Collégiale de saint Pierre de louvain : le Jubé
Collégiale de saint Pierre de Louvain : la nef et le jubé au loin.
Gros plan sur le crucifix du jubé
Avec la réforme liturgique et les autels face au peuple, les anciennes dispositions qu'avaient le crucifix réapparaissent.
Le crucifix au portail des églises
Le crucifix placé sur l'autel et à l'arc triomphal n'est pas suffisant pour nos aïeux, il faut encore que le sculpteur chrétien le taille à l'extérieur, au pignon du monument, aux croisées, sur le portail.
Ainsi dès le commencement du XIème siècle, le Christ crucifié, le front ceint d'un nimbe, a été sculpté au pignon de l'église du prieuré de Montmille près de Beauvais.

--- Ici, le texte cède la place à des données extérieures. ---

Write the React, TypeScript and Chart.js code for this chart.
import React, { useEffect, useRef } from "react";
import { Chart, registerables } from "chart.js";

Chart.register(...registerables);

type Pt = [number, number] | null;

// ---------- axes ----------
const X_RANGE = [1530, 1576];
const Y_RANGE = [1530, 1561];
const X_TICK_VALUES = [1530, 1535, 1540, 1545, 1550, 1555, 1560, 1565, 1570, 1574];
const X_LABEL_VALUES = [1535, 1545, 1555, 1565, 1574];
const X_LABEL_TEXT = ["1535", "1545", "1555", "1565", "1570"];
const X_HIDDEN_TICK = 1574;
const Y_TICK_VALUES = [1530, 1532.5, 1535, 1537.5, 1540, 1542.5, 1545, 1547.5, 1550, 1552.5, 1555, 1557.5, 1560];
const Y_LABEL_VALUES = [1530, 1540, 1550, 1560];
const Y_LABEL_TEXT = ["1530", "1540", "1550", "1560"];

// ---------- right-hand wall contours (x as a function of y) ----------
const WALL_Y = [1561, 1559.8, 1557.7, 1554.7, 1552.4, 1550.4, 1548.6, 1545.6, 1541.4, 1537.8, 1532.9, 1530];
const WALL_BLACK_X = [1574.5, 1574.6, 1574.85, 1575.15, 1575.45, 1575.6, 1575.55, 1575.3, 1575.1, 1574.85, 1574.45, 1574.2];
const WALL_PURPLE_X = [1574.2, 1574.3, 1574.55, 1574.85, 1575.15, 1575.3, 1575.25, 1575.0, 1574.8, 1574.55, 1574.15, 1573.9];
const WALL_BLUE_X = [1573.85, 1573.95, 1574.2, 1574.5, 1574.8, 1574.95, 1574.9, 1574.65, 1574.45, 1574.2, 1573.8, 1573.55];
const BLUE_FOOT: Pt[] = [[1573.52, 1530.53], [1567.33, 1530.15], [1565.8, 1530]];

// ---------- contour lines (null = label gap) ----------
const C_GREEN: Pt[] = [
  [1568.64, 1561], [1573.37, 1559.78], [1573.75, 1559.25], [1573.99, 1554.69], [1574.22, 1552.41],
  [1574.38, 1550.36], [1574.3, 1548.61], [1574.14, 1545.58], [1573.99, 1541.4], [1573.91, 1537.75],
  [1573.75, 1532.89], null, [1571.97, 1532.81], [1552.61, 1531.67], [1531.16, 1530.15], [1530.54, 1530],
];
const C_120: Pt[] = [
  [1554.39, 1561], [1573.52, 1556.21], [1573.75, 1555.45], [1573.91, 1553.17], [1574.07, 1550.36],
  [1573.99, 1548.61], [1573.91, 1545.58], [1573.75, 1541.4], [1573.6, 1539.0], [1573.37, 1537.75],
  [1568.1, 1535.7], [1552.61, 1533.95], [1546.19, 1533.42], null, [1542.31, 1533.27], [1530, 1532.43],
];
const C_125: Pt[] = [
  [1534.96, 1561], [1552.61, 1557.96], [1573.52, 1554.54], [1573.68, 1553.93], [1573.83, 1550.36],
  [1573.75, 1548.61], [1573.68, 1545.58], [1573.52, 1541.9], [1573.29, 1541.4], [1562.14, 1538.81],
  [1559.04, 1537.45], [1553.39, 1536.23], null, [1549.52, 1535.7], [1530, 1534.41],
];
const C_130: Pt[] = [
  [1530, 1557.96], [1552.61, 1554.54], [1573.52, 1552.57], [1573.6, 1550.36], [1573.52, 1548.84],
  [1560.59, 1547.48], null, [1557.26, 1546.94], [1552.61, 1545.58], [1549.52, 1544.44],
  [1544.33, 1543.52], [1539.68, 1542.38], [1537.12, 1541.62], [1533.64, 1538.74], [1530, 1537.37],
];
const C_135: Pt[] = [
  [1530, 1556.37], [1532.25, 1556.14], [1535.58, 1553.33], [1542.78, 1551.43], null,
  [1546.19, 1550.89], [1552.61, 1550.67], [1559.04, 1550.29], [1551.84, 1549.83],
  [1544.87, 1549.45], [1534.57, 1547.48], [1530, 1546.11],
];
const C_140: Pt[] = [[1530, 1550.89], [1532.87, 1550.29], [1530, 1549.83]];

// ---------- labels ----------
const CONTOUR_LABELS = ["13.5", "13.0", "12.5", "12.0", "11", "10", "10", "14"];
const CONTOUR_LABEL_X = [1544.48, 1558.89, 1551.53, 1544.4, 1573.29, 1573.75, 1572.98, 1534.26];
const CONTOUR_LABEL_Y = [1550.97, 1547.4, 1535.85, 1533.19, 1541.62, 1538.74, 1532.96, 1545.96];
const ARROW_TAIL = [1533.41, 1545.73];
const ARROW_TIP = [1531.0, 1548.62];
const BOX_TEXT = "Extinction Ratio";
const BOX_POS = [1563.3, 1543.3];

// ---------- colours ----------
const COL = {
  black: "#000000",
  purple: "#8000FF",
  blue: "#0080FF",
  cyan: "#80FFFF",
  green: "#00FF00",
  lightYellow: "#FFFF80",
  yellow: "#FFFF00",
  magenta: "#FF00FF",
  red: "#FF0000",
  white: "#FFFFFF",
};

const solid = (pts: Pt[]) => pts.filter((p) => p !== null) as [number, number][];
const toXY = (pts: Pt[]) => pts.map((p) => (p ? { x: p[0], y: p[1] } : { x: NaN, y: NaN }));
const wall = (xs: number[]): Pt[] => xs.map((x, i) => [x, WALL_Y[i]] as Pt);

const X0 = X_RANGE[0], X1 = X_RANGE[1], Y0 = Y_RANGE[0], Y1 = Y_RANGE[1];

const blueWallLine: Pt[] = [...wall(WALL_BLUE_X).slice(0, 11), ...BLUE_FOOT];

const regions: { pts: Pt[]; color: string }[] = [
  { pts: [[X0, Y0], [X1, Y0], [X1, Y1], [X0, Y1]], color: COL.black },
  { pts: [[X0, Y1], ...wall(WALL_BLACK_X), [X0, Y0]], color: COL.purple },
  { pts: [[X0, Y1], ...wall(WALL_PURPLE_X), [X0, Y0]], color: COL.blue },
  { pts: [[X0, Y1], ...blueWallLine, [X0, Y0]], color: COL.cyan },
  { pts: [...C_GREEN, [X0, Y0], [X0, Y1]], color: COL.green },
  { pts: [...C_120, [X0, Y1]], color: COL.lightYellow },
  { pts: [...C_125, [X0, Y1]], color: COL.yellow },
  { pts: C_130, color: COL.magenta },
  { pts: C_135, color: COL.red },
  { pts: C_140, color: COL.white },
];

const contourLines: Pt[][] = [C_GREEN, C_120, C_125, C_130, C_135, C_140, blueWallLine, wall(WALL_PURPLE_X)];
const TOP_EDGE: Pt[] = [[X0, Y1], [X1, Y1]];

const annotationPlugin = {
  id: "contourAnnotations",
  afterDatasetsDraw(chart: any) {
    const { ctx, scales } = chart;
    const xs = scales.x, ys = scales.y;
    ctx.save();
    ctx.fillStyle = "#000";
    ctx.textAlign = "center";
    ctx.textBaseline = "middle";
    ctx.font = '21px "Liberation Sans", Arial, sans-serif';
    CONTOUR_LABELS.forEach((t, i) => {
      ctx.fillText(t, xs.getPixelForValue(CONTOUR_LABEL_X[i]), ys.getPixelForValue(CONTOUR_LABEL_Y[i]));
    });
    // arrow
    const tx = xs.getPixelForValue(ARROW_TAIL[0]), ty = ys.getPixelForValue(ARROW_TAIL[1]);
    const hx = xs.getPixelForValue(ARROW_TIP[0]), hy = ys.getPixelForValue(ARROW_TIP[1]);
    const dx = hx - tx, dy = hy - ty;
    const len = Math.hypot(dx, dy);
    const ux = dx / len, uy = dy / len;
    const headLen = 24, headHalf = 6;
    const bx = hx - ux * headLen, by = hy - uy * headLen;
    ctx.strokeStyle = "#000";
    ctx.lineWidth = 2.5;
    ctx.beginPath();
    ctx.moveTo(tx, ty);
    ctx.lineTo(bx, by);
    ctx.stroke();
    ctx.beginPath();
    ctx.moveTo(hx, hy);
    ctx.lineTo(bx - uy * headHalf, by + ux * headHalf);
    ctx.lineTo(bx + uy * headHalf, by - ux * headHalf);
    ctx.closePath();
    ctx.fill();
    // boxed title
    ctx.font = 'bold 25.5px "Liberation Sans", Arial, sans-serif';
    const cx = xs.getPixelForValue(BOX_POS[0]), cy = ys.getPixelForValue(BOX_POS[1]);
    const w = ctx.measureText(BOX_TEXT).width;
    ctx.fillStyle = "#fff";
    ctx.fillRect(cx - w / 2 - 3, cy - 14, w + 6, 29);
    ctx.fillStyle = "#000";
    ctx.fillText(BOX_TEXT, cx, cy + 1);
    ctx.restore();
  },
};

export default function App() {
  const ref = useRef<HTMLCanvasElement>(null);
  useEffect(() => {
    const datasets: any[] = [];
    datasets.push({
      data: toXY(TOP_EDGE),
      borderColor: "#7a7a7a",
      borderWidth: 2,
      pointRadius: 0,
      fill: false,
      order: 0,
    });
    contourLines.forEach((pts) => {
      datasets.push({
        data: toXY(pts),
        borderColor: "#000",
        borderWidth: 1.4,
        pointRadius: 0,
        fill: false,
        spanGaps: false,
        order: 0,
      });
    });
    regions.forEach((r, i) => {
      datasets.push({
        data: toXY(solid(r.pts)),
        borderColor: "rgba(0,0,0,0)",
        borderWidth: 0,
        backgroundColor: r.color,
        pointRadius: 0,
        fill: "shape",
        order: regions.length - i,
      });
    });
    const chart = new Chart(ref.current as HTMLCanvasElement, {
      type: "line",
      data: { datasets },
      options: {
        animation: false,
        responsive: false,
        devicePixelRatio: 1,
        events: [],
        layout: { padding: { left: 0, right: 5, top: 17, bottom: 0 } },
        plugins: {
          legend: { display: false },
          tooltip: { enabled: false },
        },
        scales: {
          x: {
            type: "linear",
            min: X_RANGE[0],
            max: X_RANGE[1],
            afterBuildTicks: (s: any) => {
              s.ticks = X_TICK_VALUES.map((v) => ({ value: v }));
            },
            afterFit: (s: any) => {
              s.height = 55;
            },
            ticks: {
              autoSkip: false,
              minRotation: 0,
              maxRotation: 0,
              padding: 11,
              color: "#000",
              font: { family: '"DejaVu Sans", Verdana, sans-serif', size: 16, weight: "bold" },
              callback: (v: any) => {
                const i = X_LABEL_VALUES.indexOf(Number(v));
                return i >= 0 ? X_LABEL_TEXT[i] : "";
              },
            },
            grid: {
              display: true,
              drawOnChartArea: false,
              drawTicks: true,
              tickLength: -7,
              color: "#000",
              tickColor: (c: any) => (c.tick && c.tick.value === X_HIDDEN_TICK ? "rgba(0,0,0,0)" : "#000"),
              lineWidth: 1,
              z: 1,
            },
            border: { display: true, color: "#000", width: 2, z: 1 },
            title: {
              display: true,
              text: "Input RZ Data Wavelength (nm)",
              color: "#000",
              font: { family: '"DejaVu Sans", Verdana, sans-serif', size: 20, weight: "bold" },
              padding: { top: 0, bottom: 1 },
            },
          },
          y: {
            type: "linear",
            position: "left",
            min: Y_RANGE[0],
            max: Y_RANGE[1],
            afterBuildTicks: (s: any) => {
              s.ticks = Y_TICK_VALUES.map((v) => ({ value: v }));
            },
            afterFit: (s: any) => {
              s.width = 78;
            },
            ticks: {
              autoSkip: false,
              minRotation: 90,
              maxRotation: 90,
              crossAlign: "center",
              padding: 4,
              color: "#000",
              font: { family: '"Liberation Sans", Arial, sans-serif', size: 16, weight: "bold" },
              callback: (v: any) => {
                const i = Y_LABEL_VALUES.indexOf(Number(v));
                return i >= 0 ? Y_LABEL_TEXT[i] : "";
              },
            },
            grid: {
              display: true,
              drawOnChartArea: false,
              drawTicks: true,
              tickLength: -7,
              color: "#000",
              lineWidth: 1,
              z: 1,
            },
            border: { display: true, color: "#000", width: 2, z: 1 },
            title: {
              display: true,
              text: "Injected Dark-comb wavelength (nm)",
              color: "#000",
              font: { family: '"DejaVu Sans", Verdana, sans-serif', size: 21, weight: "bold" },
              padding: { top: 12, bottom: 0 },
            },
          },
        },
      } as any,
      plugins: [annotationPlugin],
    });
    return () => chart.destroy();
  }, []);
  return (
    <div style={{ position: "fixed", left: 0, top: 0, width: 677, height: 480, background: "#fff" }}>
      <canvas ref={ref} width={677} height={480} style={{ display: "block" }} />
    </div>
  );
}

Sur le fameux portail de Reims on retrouve toute une scène du crucifiement qui date du XIVème siècle.
La façade de la cathédrale de Reims : à gauche la scène du crucifiement
Gros plan sur la la scène du crucifiement
Le crucifix dans les trésors
Au Moyen-Âge qui était une époque de foi, chaque cathédrale, collégiale ou abbaye avait son trésor, fruit de la piété chrétienne et de la munificence royale ou princière. On y puisait, aux jours de fête, un surcroît de pompe et de splendeur. Là abondaient les reliquaires précieux, les vierges, les crucifix. Pour embellir ces objets d'art, la sculpture chrétienne faisait alors appel à l'orfèvrerie.
Si une grande partie de ces trésors ont disparu, leur inventaire nous donne une idée de leurs richesses. Ces trésors regorgeaient de crucifix incrustés de pierreries les plus rares dans l'or et l'argent. Ils étaient parfois d'or massif et le Christ était fixé à la croix par des rubis.